Written problem
Repeat exactly the lines running from the first line of the data to the line containing "const yTicks = [0, 20, 40, 60, 80, 100];", both ends included, and nothing else; drop the pictures.

Collected data
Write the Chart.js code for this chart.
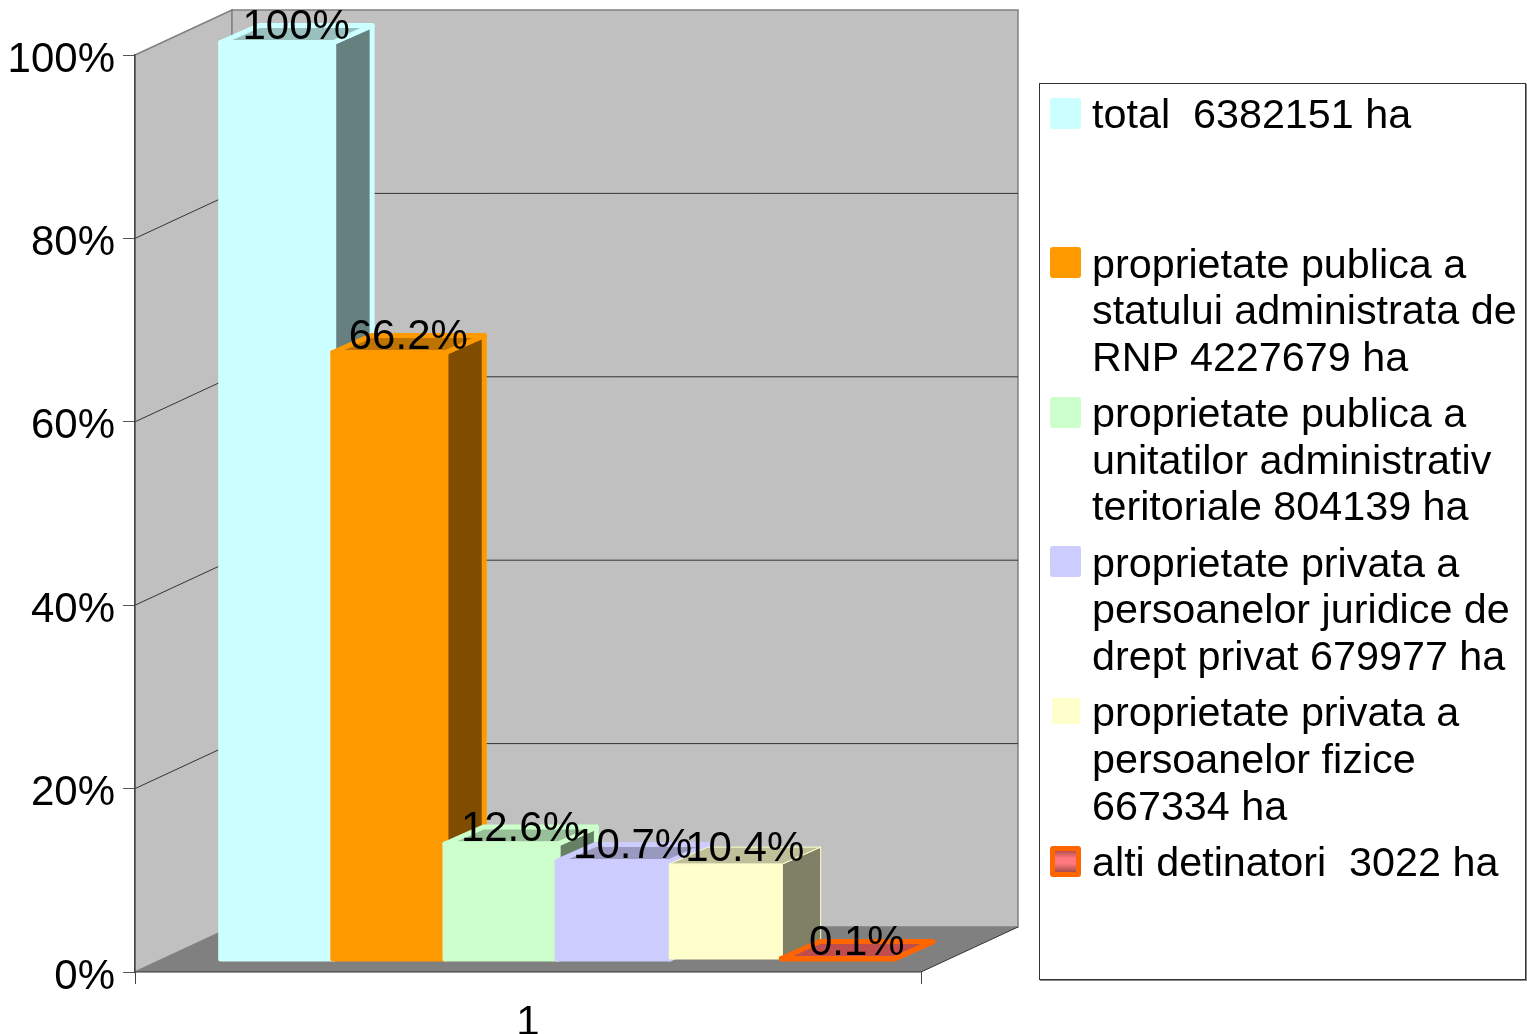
<!DOCTYPE html>
<html>
<head>
<meta charset="utf-8">
<script src="https://cdn.jsdelivr.net/npm/chart.js@4"></script>
<style>
html,body{margin:0;padding:0;background:#fff;}
#wrap{position:relative;width:1527px;height:1034px;overflow:hidden;font-family:"Liberation Sans",Arial,sans-serif;}
canvas{position:absolute;left:0;top:0;}
#legend{position:absolute;left:1039px;top:83px;width:485px;height:895px;border:1px solid #333;box-shadow:1px 1px 0 #888;background:#fff;}
.sw{position:absolute;left:10px;width:31px;height:31px;border-radius:3px;box-sizing:border-box;}
.ln{position:absolute;left:52px;font-size:41.3px;line-height:46px;white-space:pre;color:#000;}
</style>
</head>
<body>
<div id="wrap">
<canvas id="c" width="1527" height="1034"></canvas>
<div id="legend"></div>
</div>
<script>
const categories = ["1"];
const seriesLegend = [
  ["total  6382151 ha"],
  ["proprietate publica a", "statului administrata de", "RNP 4227679 ha"],
  ["proprietate publica a", "unitatilor administrativ", "teritoriale 804139 ha"],
  ["proprietate privata a", "persoanelor juridice de", "drept privat 679977 ha"],
  ["proprietate privata a", "persoanelor fizice", "667334 ha"],
  ["alti detinatori  3022 ha"]
];
const seriesValues = [100, 66.2, 12.6, 10.7, 10.4, 0.1];
const seriesLabels = ["100%", "66.2%", "12.6%", "10.7%", "10.4%", "0.1%"];
const fillColors = ["#ccffff", "#ff9900", "#ccffcc", "#ccccff", "#ffffcc", "#ff6666"];
const edgeColors = ["#ccffff", "#ff9900", "#ccffcc", "#ccccff", "#ffffcc", "#ff6600"];
const edgeWidths = [5, 5, 5, 5, 1, 5];
const yTicks = [0, 20, 40, 60, 80, 100];

// 3D projection offsets
const WALL = {dx: 97, dy: -45};
const BAR_SHIFT = {dx: 29.5, dy: -12.5};
const BAR_DEPTH = {dx: 38.5, dy: -17};
const LABEL_OFF = {dx: 19, dy: -15};

function shade(hex, f) {
  const n = parseInt(hex.slice(1), 16);
  const r = Math.round((n >> 16 & 255) * f), g = Math.round((n >> 8 & 255) * f), b = Math.round((n & 255) * f);
  return `rgb(${r},${g},${b})`;
}
function poly(ctx, pts) {
  ctx.beginPath();
  pts.forEach((p, i) => i ? ctx.lineTo(p[0], p[1]) : ctx.moveTo(p[0], p[1]));
  ctx.closePath();
}

const walls3d = {
  id: 'walls3d',
  beforeDraw(chart) {
    const {ctx, chartArea: a, scales: {y}} = chart;
    const d = WALL;
    const y0 = y.getPixelForValue(0), y1 = y.getPixelForValue(100);
    ctx.save();
    ctx.fillStyle = '#c0c0c0';
    ctx.strokeStyle = '#808080';
    ctx.lineWidth = 1.5;
    poly(ctx, [[a.left, y1], [a.left + d.dx, y1 + d.dy], [a.left + d.dx, y0 + d.dy], [a.left, y0]]);
    ctx.fill(); ctx.stroke();
    poly(ctx, [[a.left + d.dx, y1 + d.dy], [a.right + d.dx, y1 + d.dy], [a.right + d.dx, y0 + d.dy], [a.left + d.dx, y0 + d.dy]]);
    ctx.fill(); ctx.stroke();
    ctx.fillStyle = '#808080';
    poly(ctx, [[a.left, y0], [a.right, y0], [a.right + d.dx, y0 + d.dy], [a.left + d.dx, y0 + d.dy]]);
    ctx.fill();
    ctx.strokeStyle = '#333';
    ctx.lineWidth = 1;
    ctx.beginPath();
    ctx.moveTo(a.right, y0); ctx.lineTo(a.right + d.dx, y0 + d.dy);
    ctx.moveTo(a.left, y0); ctx.lineTo(a.right, y0);
    ctx.stroke();
    yTicks.slice(1, -1).forEach(v => {
      const py = y.getPixelForValue(v);
      ctx.beginPath();
      ctx.moveTo(a.left, py);
      ctx.lineTo(a.left + d.dx, py + d.dy);
      ctx.lineTo(a.right + d.dx, py + d.dy);
      ctx.stroke();
    });
    ctx.restore();
  }
};

const bars3d = {
  id: 'bars3d',
  // default right-to-left dataset painting is cancelled; the plugin asks each
  // bar controller to paint itself left to right so nearer bars overlap correctly
  beforeDatasetDraw() { return false; },
  beforeDatasetsDraw(chart) {
    const {ctx} = chart;
    const d = BAR_DEPTH;
    seriesValues.forEach((v, i) => {
      const meta = chart.getDatasetMeta(i);
      const el = meta.data[0];
      const L = el.x - el.width / 2, R = el.x + el.width / 2, T = el.y, B = el.base;
      ctx.save();
      ctx.translate(BAR_SHIFT.dx, BAR_SHIFT.dy);
      ctx.save();
      ctx.lineJoin = 'round';
      ctx.lineWidth = edgeWidths[i];
      ctx.strokeStyle = edgeColors[i];
      ctx.fillStyle = shade(fillColors[i], 0.5);
      poly(ctx, [[R, T], [R + d.dx, T + d.dy], [R + d.dx, B + d.dy], [R, B]]);
      ctx.fill(); ctx.stroke();
      ctx.fillStyle = shade(fillColors[i], 0.75);
      poly(ctx, [[L, T], [R, T], [R + d.dx, T + d.dy], [L + d.dx, T + d.dy]]);
      ctx.fill(); ctx.stroke();
      ctx.restore();
      meta.controller.draw();
      ctx.lineJoin = 'round';
      ctx.lineWidth = edgeWidths[i];
      ctx.strokeStyle = edgeColors[i];
      ctx.strokeRect(L, T, R - L, B - T);
      ctx.restore();
    });
  },
  afterDatasetsDraw(chart) {
    const {ctx} = chart;
    ctx.save();
    ctx.font = '42px "Liberation Sans"';
    ctx.fillStyle = '#000';
    ctx.textAlign = 'center';
    ctx.textBaseline = 'middle';
    seriesLabels.forEach((t, i) => {
      const el = chart.getDatasetMeta(i).data[0];
      ctx.fillText(t, el.x + BAR_SHIFT.dx + LABEL_OFF.dx, el.y + BAR_SHIFT.dy + LABEL_OFF.dy);
    });
    ctx.restore();
  }
};

new Chart(document.getElementById('c'), {
  type: 'bar',
  data: {
    labels: categories,
    datasets: seriesValues.map((v, i) => ({
      label: seriesLegend[i].join(' '),
      data: [v],
      backgroundColor: fillColors[i],
      borderWidth: 0,
      clip: false,
      inflateAmount: 0,
      categoryPercentage: 0.856,
      barPercentage: 1.007
    }))
  },
  options: {
    responsive: false,
    animation: false,
    events: [],
    layout: {padding: {top: 55, right: 606, left: 0, bottom: 0}},
    plugins: {legend: {display: false}, tooltip: {enabled: false}},
    scales: {
      x: {
        afterFit(s) { s.height = 62; },
        grid: {drawOnChartArea: false, color: '#444', tickLength: 12, lineWidth: 1},
        border: {display: false},
        ticks: {color: '#000', font: {family: '"Liberation Sans"', size: 42}, padding: 14, maxRotation: 0}
      },
      y: {
        min: 0, max: 100,
        afterFit(s) { s.width = 135; },
        afterBuildTicks(s) { s.ticks = yTicks.map(v => ({value: v})); },
        grid: {drawOnChartArea: false, color: '#555', tickLength: 12, lineWidth: 1},
        border: {display: true, color: '#444', width: 1.5},
        ticks: {color: '#000', font: {family: '"Liberation Sans"', size: 42}, padding: 8, labelOffset: 5, callback: v => v + '%'}
      }
    }
  },
  plugins: [walls3d, bars3d]
});

// legend
const legend = document.getElementById('legend');
seriesLegend.forEach((lines, i) => {
  const top0 = 7 + i * 149.6;
  const sw = document.createElement('div');
  sw.className = 'sw';
  sw.style.top = (top0 + 6.5) + 'px';
  if (i === seriesLegend.length - 1) {
    sw.style.border = '5px solid ' + edgeColors[i];
    sw.style.background = 'linear-gradient(#b85050,#ff7a80 35%,#ff7a80 60%,#a84a4a)';
  } else if (edgeWidths[i] < 5) {
    sw.style.background = fillColors[i];
    sw.style.left = '12px'; sw.style.width = '28px'; sw.style.height = '26px';
    sw.style.borderRadius = '0'; sw.style.top = (top0 + 9) + 'px';
  } else {
    sw.style.background = fillColors[i];
  }
  legend.appendChild(sw);
  lines.forEach((t, j) => {
    const ln = document.createElement('div');
    ln.className = 'ln';
    ln.style.top = (top0 + j * 46.6) + 'px';
    ln.textContent = t;
    legend.appendChild(ln);
  });
});
</script>
</body>
</html>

Expected output
Write the Chart.js code for this chart.
<!DOCTYPE html>
<html>
<head>
<meta charset="utf-8">
<script src="https://cdn.jsdelivr.net/npm/chart.js@4"></script>
<style>
html,body{margin:0;padding:0;background:#fff;}
#wrap{position:relative;width:1527px;height:1034px;overflow:hidden;font-family:"Liberation Sans",Arial,sans-serif;}
canvas{position:absolute;left:0;top:0;}
#legend{position:absolute;left:1039px;top:83px;width:485px;height:895px;border:1px solid #333;box-shadow:1px 1px 0 #888;background:#fff;}
.sw{position:absolute;left:10px;width:31px;height:31px;border-radius:3px;box-sizing:border-box;}
.ln{position:absolute;left:52px;font-size:41.3px;line-height:46px;white-space:pre;color:#000;}
</style>
</head>
<body>
<div id="wrap">
<canvas id="c" width="1527" height="1034"></canvas>
<div id="legend"></div>
</div>
<script>
const categories = ["1"];
const seriesLegend = [
  ["total  6382151 ha"],
  ["proprietate publica a", "statului administrata de", "RNP 4227679 ha"],
  ["proprietate publica a", "unitatilor administrativ", "teritoriale 804139 ha"],
  ["proprietate privata a", "persoanelor juridice de", "drept privat 679977 ha"],
  ["proprietate privata a", "persoanelor fizice", "667334 ha"],
  ["alti detinatori  3022 ha"]
];
const seriesValues = [100, 66.2, 12.6, 10.7, 10.4, 0.1];
const seriesLabels = ["100%", "66.2%", "12.6%", "10.7%", "10.4%", "0.1%"];
const fillColors = ["#ccffff", "#ff9900", "#ccffcc", "#ccccff", "#ffffcc", "#ff6666"];
const edgeColors = ["#ccffff", "#ff9900", "#ccffcc", "#ccccff", "#ffffcc", "#ff6600"];
const edgeWidths = [5, 5, 5, 5, 1, 5];
const yTicks = [0, 20, 40, 60, 80, 100];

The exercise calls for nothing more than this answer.